ResearchProjects / Model-inference-Assisted Concolic Execution

Revolutionizing Software Security and Reliability with Grammar Inference

Decision procedures have revolutionized software verification and security. Nowadays, it's difficult to find a software security paper not using a decision procedure at a premiere security conference. However, there are many other formal reasoning techniques that could improve reasoning about software, so what is next?

Key Ideas

My observation is that most existing test generation techniques (e.g., DART, concolic,...) lack global understanding of program's structure. Grammar inference is capable of recovering (i.e., learning) such high-level info and encode it compactly as a suitable automaton.
Besides recovering the program structure, the approach can be used to reverse-engineer program's communication with the environment.

Published Work

My first paper on this topic appeared at CCS'2010. In that paper, my coauthors and I improved on the state-of-the-art automatic finite-state-machine inference, and applied it to automatic inference of proprietary botnet protocols.
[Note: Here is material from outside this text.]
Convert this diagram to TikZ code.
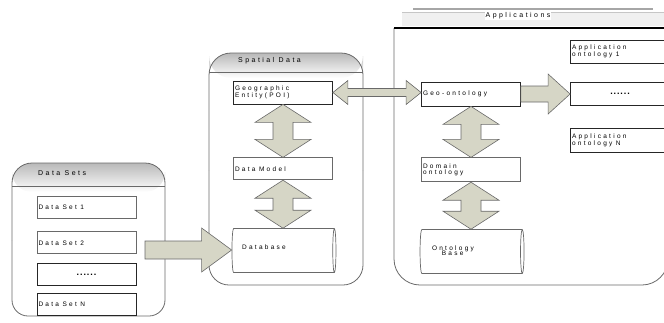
\documentclass[tikz,border=0pt]{standalone}
\usepackage{fontspec}
\setmainfont{Liberation Sans}
\newfontfamily\lblfont[LetterSpace=35]{Liberation Sans}
\usetikzlibrary{positioning,calc,shapes.geometric}

\definecolor{arrowfill}{RGB}{214,214,198}
\definecolor{edgegray}{RGB}{105,105,105}

% small spaced-out label font
\newcommand{\lblsize}{\lblfont\fontsize{6.5}{6}\selectfont}
% word gap inside the boxed labels
\newcommand{\wsp}{\hspace*{3.5pt}}
% heavy dots for the filler boxes
\newcommand{\filler}{{\fontspec{Liberation Sans}[LetterSpace=10]\fontsize{9}{9}\selectfont\bfseries ......}}

\tikzset{
    container/.style={
           draw=edgegray, line width=0.8pt,
           },
    band/.style={
           top color=gray!55, bottom color=white,
           },
    box/.style={
           rectangle,
           draw=edgegray, line width=0.8pt,
           minimum height=22pt,
           text width=96pt,
           inner sep=1.5pt,
           align=left,
           font=\lblsize,
           },
    darkbox/.style={box, draw=black!85},
    store/.style={
           cylinder,
           shape border rotate=0,
           draw=edgegray, line width=0.7pt,
           minimum width=44pt,
           minimum height=104pt,
           aspect=0.3,
           inner sep=0pt,
           font=\lblsize,
           },
    blockarrow/.style={
           draw=edgegray, line width=0.6pt, fill=arrowfill,
           },
    title/.style={
           inner sep=1pt,
           font={\lblfont\fontsize{7}{8}\selectfont},
           },
}

% vertical double block arrow, from #1 (top) to #2 (bottom)
\newcommand{\biarrowv}[2]{%
  \draw[blockarrow] let \p1=(#1), \p2=(#2) in
    (\x1,\y1) -- (\x1-28pt,\y1-18pt) -- (\x1-10pt,\y1-18pt) -- (\x1-10pt,\y2+18pt)
    -- (\x1-28pt,\y2+18pt) -- (\x1,\y2) -- (\x1+28pt,\y2+18pt) -- (\x1+10pt,\y2+18pt)
    -- (\x1+10pt,\y1-18pt) -- (\x1+28pt,\y1-18pt) -- cycle;}

% horizontal double block arrow, from #1 (left) to #2 (right)
\newcommand{\biarrowh}[2]{%
  \draw[blockarrow] let \p1=(#1), \p2=(#2) in
    (\x1,\y1) -- (\x1+15pt,\y1+12pt) -- (\x1+15pt,\y1+4pt) -- (\x2-15pt,\y1+4pt)
    -- (\x2-15pt,\y1+12pt) -- (\x2,\y1) -- (\x2-15pt,\y1-12pt) -- (\x2-15pt,\y1-4pt)
    -- (\x1+15pt,\y1-4pt) -- (\x1+15pt,\y1-12pt) -- cycle;}

% single block arrow: #1 tail, #2 tip, #3 half body, #4 half head, #5 head length
\newcommand{\onearrow}[5]{%
  \draw[blockarrow] let \p1=(#1), \p2=(#2) in
    (\x1,\y1+#3pt) -- (\x2-#5pt,\y1+#3pt) -- (\x2-#5pt,\y1+#4pt) -- (\x2,\y1)
    -- (\x2-#5pt,\y1-#4pt) -- (\x2-#5pt,\y1-#3pt) -- (\x1,\y1-#3pt) -- cycle;}

\begin{document}
\begin{tikzpicture}[x=1pt,y=-1pt]

\clip (0,0) rectangle (664,322);

% ---- data sets ----
\shade[band, rounded corners=20pt] (12,192) -- (12,163) -- (165,163) -- (165,192) -- cycle;
\draw[container, rounded corners=20pt] (12,240) -- (12,163) -- (165,163) -- (165,240);
\draw[container, rounded corners=16pt] (12,240) -- (12,316) -- (165,316) -- (165,240);
\draw[container] (12,186) -- (165,186);
\node[title, anchor=west] (setstitle) at (37,173) {Data Sets};

\node[box] (set1) at (86.5,207) {Data\wsp Set\wsp 1};
\node[box, below=13pt of set1] (set2) {Data\wsp Set\wsp 2};
\node[darkbox, below=9pt of set2, align=center] (set3) {\filler};
\node[darkbox, below=7pt of set3] (set4) {Data\wsp Set\wsp N};

% ---- spatial data ----
\shade[band, rounded corners=22pt] (209,78) -- (209,53) -- (363,53) -- (363,78) -- cycle;
\draw[container, rounded corners=22pt] (209,170) -- (209,53) -- (363,53) -- (363,170);
\draw[container, rounded corners=20pt] (209,170) -- (209,285) -- (363,285) -- (363,170);
\draw[container] (209,72) -- (363,72);
\node[title, anchor=west] (spatialtitle) at (237,61) {Spatial Data};

\node[darkbox,
  minimum height=23pt] (geo) 	% entity box
  at (283,92.5) {Geographic\\Entity(POI)};
\node[box,
  below=53pt of geo] (model) 	% below the entity box
  {Data\wsp Model};
\node[store,
  below=48pt of model] (dbase) 	% database drum
  {\raisebox{6pt}{Database}\hspace*{38pt}};

% ---- applications ----
\draw[line width=1.4pt, gray!70] (413,9) -- (653,9);
\fill[gray!12] (402,13) rectangle (664,26);
\draw[gray!45] (402,12) -- (664,12);
\node[title, fill=white] (apptitle) at (518,16) {Applications};
\draw[container, rounded corners=26pt] (394,28) -- (394,285) -- (668,285) -- (668,28);
\draw[line width=1.2pt] (394,28) -- (664,28);

\node[darkbox, minimum height=24pt] (gonto) at (471,94) {Geo-ontology};
\node[box,
  minimum height=24pt,
  below=51pt of gonto] (domain) 	% under the geo-ontology
  {Domain\\ontology};
\node[store,
  below=47pt of domain] (obase) 	% ontology drum
  {\begin{tabular}{@{}l@{}}Ontology\\[-1pt]\hspace*{1.5em}Base\end{tabular}\hspace*{36pt}};

\node[darkbox, minimum height=23pt] (app1) at (620,51.5) {Application\\ontology\wsp 1};
\node[darkbox, minimum height=23pt, align=center] (appdots) at (620,93.5) {\filler};
\node[darkbox, minimum height=24pt] (appN) at (620,140) {Application\\ontology\wsp N};

% ---- block arrows ----
\biarrowv{geo.south}{model.north}
\biarrowv{model.south}{dbase.north}
\biarrowv{gonto.south}{domain.north}
\biarrowv{domain.south}{obase.north}
\biarrowh{geo.east}{gonto.west}

\coordinate (feed) at (145,250);
\onearrow{feed}{dbase.west}{9}{22}{30}
\onearrow{gonto.east}{appdots.west}{8}{20}{22}

\end{tikzpicture}
\end{document}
We managed not only to infer the protocol, but we also (1) discovered flaws enabling us to milk the spam templates, meaning that we could update spam filters even before the first spam hits the network, (2) proved existence of background communication channels even though we could neither access nor eavesdrop those channels, and (3) identified differences between the botnet SMTP server and the standard SMTP implementations (e.g., Postfix), which means that we could detect active bots on a live network. Our work even got some press coverage in an Information Week's article.

The follow-up paper focuses on a new grammar inference technique that works in a lock-step with concolic execution so as to explore the program's state space more effectively. We found a number of new vulnerabilities and showed a significant improvement in the coverage and exploration depth.